I use submarine design parameters for my ships, so they are all basically cylindrical in shape, with streamlined fairings. At the end of World War 2, the 0.875 inch thick vanadium steel alloy pressure hull of a U.S. submarine was rated at a crush depth of about 900 feet, and a safe operating depth of 450 feet. The operating depth limitation was based on not having tested all of the submarine equipment to more than 450 feet. U.S. submarine hulls got both thicker during the course of the war, and also made from higher-strenght steel alloy, rather than just mild steel. Welding also helped with strength.
Going to HY-80 steel, with a hull an inch thick, the crush depth will go to about 1350 feet, or about 40 atmospheres of pressure. That is for a 16 foot diameter hull. For a 16 foot diameter hull to resist 1000 atmospheres of pressure, you will need the equivalent of 25 inches of HY-80 steel. HY-80 steel is called that as it has a yield strength of 80,000 pounds pressure per square inch. That would be a massive amount of weight for a civilian ship to have to haul around, much less try to find a spot to land that will bear the weight of the ship. That would go even more for military ships. Note, hull thickness for a cylinder will scale directly with diameter. I suspect that whoever came up with those numbers never bothered crunching them at all.
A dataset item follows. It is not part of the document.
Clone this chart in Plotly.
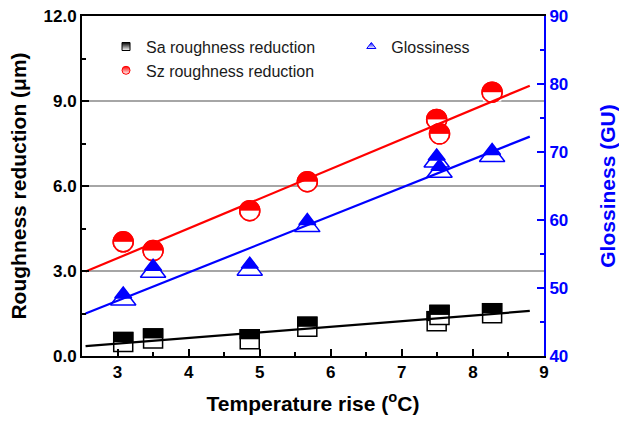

If I have a hull of one inch thickness of vanadium alloy steel, I can figure that a hull 80 feet in diameter will take 6 atmospheres of pressure before having problems, with a 100 percent safety factor at 3 atmospheres. A hull of that thickness of HY-80 steel will give me a even bigger margin of safety at those pressures. Now, an 80 foot diameter hull is slightly more than 24 meters in diameter. The volume of a cylinder is pi X radius(squared) so a 12 meter radius would give 452 cubic meters of volume for every meter of length, or over 32 Traveller dTons per meter of length, using 14 cubic meters for the Traveller dTon. A cylinder 80 meters long is going to produce a ship of 2560 Traveller dTons. That is not a small ship in most Traveller universes. Add a hemisphere at each end which would add 517 dTons, and you have a nice 3000+ dTon ship that should take maybe 18 months to build. Stretch it to a 120 meter long cylinder with a hemisphere at each end, and you have a nice 4350+ dTon merchant ship, with a good length to beam ratio of 5 to 1.
As I said, my ships tend to be cylinders of various sizes. Not very creative, I must admit, but then naval architects do tend to be conservative and go with what has worked in the past.